What you are asked to do
Restate the data exactly as given and keep the pictures out.

Data segment
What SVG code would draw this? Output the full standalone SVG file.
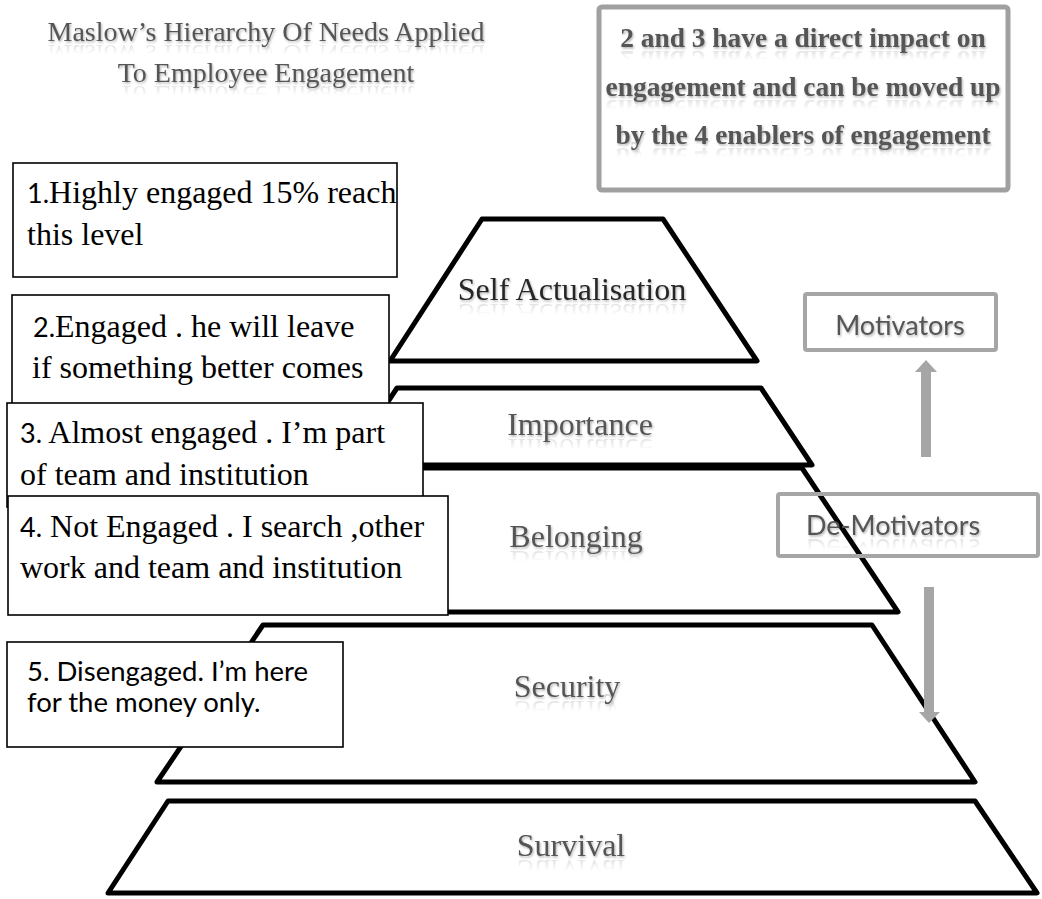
<svg xmlns="http://www.w3.org/2000/svg" width="1042" height="899" viewBox="0 0 1042 899">
  <style>
    .tier { fill: #ffffff; stroke: #000000; stroke-width: 5; stroke-linejoin: round; }
    .box { fill: #ffffff; stroke: #000000; stroke-width: 1.6; }
    .gbox { fill: none; stroke: #a6a6a6; stroke-width: 4; }
    .serif { font-family: "Liberation Serif", "Times New Roman", serif; }
    .sans { font-family: Lato, "Open Sans", "Liberation Sans", sans-serif; }
    .btxt { font-size: 32px; fill: #000000; }
    .num { font-family: Lato, "Open Sans", "Liberation Sans", sans-serif; font-size: 27px; }
    .glabel { fill: #555555; filter: url(#soft); }
    .refl { fill: url(#reflGrad); filter: url(#reflBlur); }
    .arrow { fill: #a6a6a6; }
  </style>
  <defs>
    <filter id="soft" x="-10%" y="-30%" width="120%" height="160%">
      <feDropShadow dx="1" dy="1.5" stdDeviation="1" flood-color="#000000" flood-opacity="0.3"/>
    </filter>
    <filter id="reflBlur" x="-5%" y="-20%" width="110%" height="140%">
      <feGaussianBlur stdDeviation="0.6"/>
    </filter>
    <!-- reflection fade: strongest next to the mirror axis (bottom of the flipped glyph box) -->
    <linearGradient id="reflGrad" x1="0" y1="0" x2="0" y2="1">
      <stop offset="0.5" stop-color="#666666" stop-opacity="0"/>
      <stop offset="1" stop-color="#666666" stop-opacity="0.3"/>
    </linearGradient>
  </defs>

  <rect width="1042" height="899" fill="#ffffff"/>

  <!-- title -->
  <g id="title" class="serif" font-size="28" text-anchor="middle">
    <text class="glabel" x="266" y="41">Maslow’s Hierarchy Of Needs Applied</text>
    <text class="glabel" x="266" y="82">To Employee Engagement</text>
    <text class="refl" x="266" y="41" transform="matrix(1 0 0 -1 0 86)">Maslow’s Hierarchy Of Needs Applied</text>
    <text class="refl" x="266" y="82" transform="matrix(1 0 0 -1 0 168)">To Employee Engagement</text>
  </g>

  <!-- note box -->
  <g id="note">
    <rect x="599" y="7" width="409" height="183" rx="3" fill="#ffffff" stroke="#a0a0a0" stroke-width="5"/>
    <g class="serif" font-size="27.4" font-weight="bold" text-anchor="middle">
      <text class="glabel" x="803" y="47">2 and 3 have a direct impact on</text>
      <text class="glabel" x="803" y="96">engagement and can be moved up</text>
      <text class="glabel" x="803" y="144">by the 4 enablers of engagement</text>
      <text class="refl" x="803" y="47" transform="matrix(1 0 0 -1 0 98)">2 and 3 have a direct impact on</text>
      <text class="refl" x="803" y="96" transform="matrix(1 0 0 -1 0 196)">engagement and can be moved up</text>
      <text class="refl" x="803" y="144" transform="matrix(1 0 0 -1 0 292)">by the 4 enablers of engagement</text>
    </g>
  </g>

  <!-- pyramid tiers -->
  <g id="tier-self" class="serif" font-size="32" text-anchor="middle">
    <polygon class="tier" points="482,219 663,219 757,361 390,361"/>
    <text class="glabel" x="572" y="300" style="fill:#262626">Self Actualisation</text>
    <text class="refl" x="572" y="300" transform="matrix(1 0 0 -1 0 604)">Self Actualisation</text>
  </g>
  <g id="tier-importance" class="serif" font-size="32" text-anchor="middle">
    <polygon class="tier" points="397,388 761,388 812,465 346,465"/>
    <text class="glabel" x="580" y="435">Importance</text>
    <text class="refl" x="580" y="435" transform="matrix(1 0 0 -1 0 874)">Importance</text>
  </g>
  <g id="tier-belonging" class="serif" font-size="32" text-anchor="middle">
    <polygon class="tier" points="342,468 802,468 898,612 246,612"/>
    <text class="glabel" x="576" y="547">Belonging</text>
    <text class="refl" x="576" y="547" transform="matrix(1 0 0 -1 0 1098)">Belonging</text>
  </g>
  <g id="tier-security" class="serif" font-size="32" text-anchor="middle">
    <polygon class="tier" points="263,625 872,625 975,782 157,782"/>
    <text class="glabel" x="567" y="697">Security</text>
    <text class="refl" x="567" y="697" transform="matrix(1 0 0 -1 0 1398)">Security</text>
  </g>
  <g id="tier-survival" class="serif" font-size="32" text-anchor="middle">
    <polygon class="tier" points="168,801 975,801 1037,893 108,893"/>
    <text class="glabel" x="571" y="856">Survival</text>
    <text class="refl" x="571" y="856" transform="matrix(1 0 0 -1 0 1716)">Survival</text>
  </g>

  <!-- engagement level call-outs -->
  <g id="level-1">
    <rect class="box" x="13" y="163" width="384" height="114"/>
    <text class="serif btxt" x="27" y="203"><tspan class="num">1.</tspan>Highly engaged 15% reach</text>
    <text class="serif btxt" x="27" y="245">this level</text>
  </g>
  <g id="level-2">
    <rect class="box" x="12" y="295" width="377" height="115"/>
    <text class="serif btxt" x="33" y="337"><tspan class="num">2.</tspan>Engaged . he will leave</text>
    <text class="serif btxt" x="32" y="378">if something better comes</text>
  </g>
  <g id="level-3">
    <rect class="box" x="7" y="403" width="416" height="104"/>
    <text class="serif btxt" x="20" y="443"><tspan class="num">3.</tspan> Almost engaged . I’m part</text>
    <text class="serif btxt" x="20" y="485">of team and institution</text>
  </g>
  <g id="level-4">
    <rect class="box" x="8" y="496" width="440" height="119"/>
    <text class="serif btxt" x="20" y="537"><tspan class="num">4.</tspan> Not Engaged . I search ,other</text>
    <text class="serif btxt" x="20" y="578">work and team and institution</text>
  </g>
  <g id="level-5">
    <rect class="box" x="7" y="642" width="336" height="105"/>
    <text class="sans" font-size="27.5" fill="#000000" x="27" y="681">5. Disengaged. I’m here</text>
    <text class="sans" font-size="27.5" fill="#000000" x="27" y="712">for the money only.</text>
  </g>

  <!-- motivator labels -->
  <g id="motivators">
    <rect class="gbox" x="805" y="294" width="191" height="56" rx="2"/>
    <text class="sans glabel" font-size="27" x="900" y="335" text-anchor="middle">Motivators</text>
  </g>
  <g id="demotivators" class="sans" font-size="27" text-anchor="middle">
    <rect class="gbox" x="778" y="494" width="260" height="62" rx="2"/>
    <text class="glabel" x="893" y="535">De-Motivators</text>
    <text class="refl" x="893" y="535" transform="matrix(1 0 0 -1 0 1074)">De-Motivators</text>
  </g>

  <!-- connectors -->
  <g id="connectors">
    <g id="arrow-up">
      <rect class="arrow" x="921" y="371" width="10" height="86"/>
      <polygon class="arrow" points="915,372 926,360 937,372"/>
    </g>
    <g id="arrow-down">
      <rect class="arrow" x="924" y="587" width="10" height="126"/>
      <polygon class="arrow" points="919,712 929,723 940,712"/>
    </g>
  </g>
</svg>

Task response
What SVG code would draw this? Output the full standalone SVG file.
<svg xmlns="http://www.w3.org/2000/svg" width="1042" height="899" viewBox="0 0 1042 899">
  <style>
    .tier { fill: #ffffff; stroke: #000000; stroke-width: 5; stroke-linejoin: round; }
    .box { fill: #ffffff; stroke: #000000; stroke-width: 1.6; }
    .gbox { fill: none; stroke: #a6a6a6; stroke-width: 4; }
    .serif { font-family: "Liberation Serif", "Times New Roman", serif; }
    .sans { font-family: Lato, "Open Sans", "Liberation Sans", sans-serif; }
    .btxt { font-size: 32px; fill: #000000; }
    .num { font-family: Lato, "Open Sans", "Liberation Sans", sans-serif; font-size: 27px; }
    .glabel { fill: #555555; filter: url(#soft); }
    .refl { fill: url(#reflGrad); filter: url(#reflBlur); }
    .arrow { fill: #a6a6a6; }
  </style>
  <defs>
    <filter id="soft" x="-10%" y="-30%" width="120%" height="160%">
      <feDropShadow dx="1" dy="1.5" stdDeviation="1" flood-color="#000000" flood-opacity="0.3"/>
    </filter>
    <filter id="reflBlur" x="-5%" y="-20%" width="110%" height="140%">
      <feGaussianBlur stdDeviation="0.6"/>
    </filter>
    <!-- reflection fade: strongest next to the mirror axis (bottom of the flipped glyph box) -->
    <linearGradient id="reflGrad" x1="0" y1="0" x2="0" y2="1">
      <stop offset="0.5" stop-color="#666666" stop-opacity="0"/>
      <stop offset="1" stop-color="#666666" stop-opacity="0.3"/>
    </linearGradient>
  </defs>

  <rect width="1042" height="899" fill="#ffffff"/>

  <!-- title -->
  <g id="title" class="serif" font-size="28" text-anchor="middle">
    <text class="glabel" x="266" y="41">Maslow’s Hierarchy Of Needs Applied</text>
    <text class="glabel" x="266" y="82">To Employee Engagement</text>
    <text class="refl" x="266" y="41" transform="matrix(1 0 0 -1 0 86)">Maslow’s Hierarchy Of Needs Applied</text>
    <text class="refl" x="266" y="82" transform="matrix(1 0 0 -1 0 168)">To Employee Engagement</text>
  </g>

  <!-- note box -->
  <g id="note">
    <rect x="599" y="7" width="409" height="183" rx="3" fill="#ffffff" stroke="#a0a0a0" stroke-width="5"/>
    <g class="serif" font-size="27.4" font-weight="bold" text-anchor="middle">
      <text class="glabel" x="803" y="47">2 and 3 have a direct impact on</text>
      <text class="glabel" x="803" y="96">engagement and can be moved up</text>
      <text class="glabel" x="803" y="144">by the 4 enablers of engagement</text>
      <text class="refl" x="803" y="47" transform="matrix(1 0 0 -1 0 98)">2 and 3 have a direct impact on</text>
      <text class="refl" x="803" y="96" transform="matrix(1 0 0 -1 0 196)">engagement and can be moved up</text>
      <text class="refl" x="803" y="144" transform="matrix(1 0 0 -1 0 292)">by the 4 enablers of engagement</text>
    </g>
  </g>

  <!-- pyramid tiers -->
  <g id="tier-self" class="serif" font-size="32" text-anchor="middle">
    <polygon class="tier" points="482,219 663,219 757,361 390,361"/>
    <text class="glabel" x="572" y="300" style="fill:#262626">Self Actualisation</text>
    <text class="refl" x="572" y="300" transform="matrix(1 0 0 -1 0 604)">Self Actualisation</text>
  </g>
  <g id="tier-importance" class="serif" font-size="32" text-anchor="middle">
    <polygon class="tier" points="397,388 761,388 812,465 346,465"/>
    <text class="glabel" x="580" y="435">Importance</text>
    <text class="refl" x="580" y="435" transform="matrix(1 0 0 -1 0 874)">Importance</text>
  </g>
  <g id="tier-belonging" class="serif" font-size="32" text-anchor="middle">
    <polygon class="tier" points="342,468 802,468 898,612 246,612"/>
    <text class="glabel" x="576" y="547">Belonging</text>
    <text class="refl" x="576" y="547" transform="matrix(1 0 0 -1 0 1098)">Belonging</text>
  </g>
  <g id="tier-security" class="serif" font-size="32" text-anchor="middle">
    <polygon class="tier" points="263,625 872,625 975,782 157,782"/>
    <text class="glabel" x="567" y="697">Security</text>
    <text class="refl" x="567" y="697" transform="matrix(1 0 0 -1 0 1398)">Security</text>
  </g>
  <g id="tier-survival" class="serif" font-size="32" text-anchor="middle">
    <polygon class="tier" points="168,801 975,801 1037,893 108,893"/>
    <text class="glabel" x="571" y="856">Survival</text>
    <text class="refl" x="571" y="856" transform="matrix(1 0 0 -1 0 1716)">Survival</text>
  </g>

  <!-- engagement level call-outs -->
  <g id="level-1">
    <rect class="box" x="13" y="163" width="384" height="114"/>
    <text class="serif btxt" x="27" y="203"><tspan class="num">1.</tspan>Highly engaged 15% reach</text>
    <text class="serif btxt" x="27" y="245">this level</text>
  </g>
  <g id="level-2">
    <rect class="box" x="12" y="295" width="377" height="115"/>
    <text class="serif btxt" x="33" y="337"><tspan class="num">2.</tspan>Engaged . he will leave</text>
    <text class="serif btxt" x="32" y="378">if something better comes</text>
  </g>
  <g id="level-3">
    <rect class="box" x="7" y="403" width="416" height="104"/>
    <text class="serif btxt" x="20" y="443"><tspan class="num">3.</tspan> Almost engaged . I’m part</text>
    <text class="serif btxt" x="20" y="485">of team and institution</text>
  </g>
  <g id="level-4">
    <rect class="box" x="8" y="496" width="440" height="119"/>
    <text class="serif btxt" x="20" y="537"><tspan class="num">4.</tspan> Not Engaged . I search ,other</text>
    <text class="serif btxt" x="20" y="578">work and team and institution</text>
  </g>
  <g id="level-5">
    <rect class="box" x="7" y="642" width="336" height="105"/>
    <text class="sans" font-size="27.5" fill="#000000" x="27" y="681">5. Disengaged. I’m here</text>
    <text class="sans" font-size="27.5" fill="#000000" x="27" y="712">for the money only.</text>
  </g>

  <!-- motivator labels -->
  <g id="motivators">
    <rect class="gbox" x="805" y="294" width="191" height="56" rx="2"/>
    <text class="sans glabel" font-size="27" x="900" y="335" text-anchor="middle">Motivators</text>
  </g>
  <g id="demotivators" class="sans" font-size="27" text-anchor="middle">
    <rect class="gbox" x="778" y="494" width="260" height="62" rx="2"/>
    <text class="glabel" x="893" y="535">De-Motivators</text>
    <text class="refl" x="893" y="535" transform="matrix(1 0 0 -1 0 1074)">De-Motivators</text>
  </g>

  <!-- connectors -->
  <g id="connectors">
    <g id="arrow-up">
      <rect class="arrow" x="921" y="371" width="10" height="86"/>
      <polygon class="arrow" points="915,372 926,360 937,372"/>
    </g>
    <g id="arrow-down">
      <rect class="arrow" x="924" y="587" width="10" height="126"/>
      <polygon class="arrow" points="919,712 929,723 940,712"/>
    </g>
  </g>
</svg>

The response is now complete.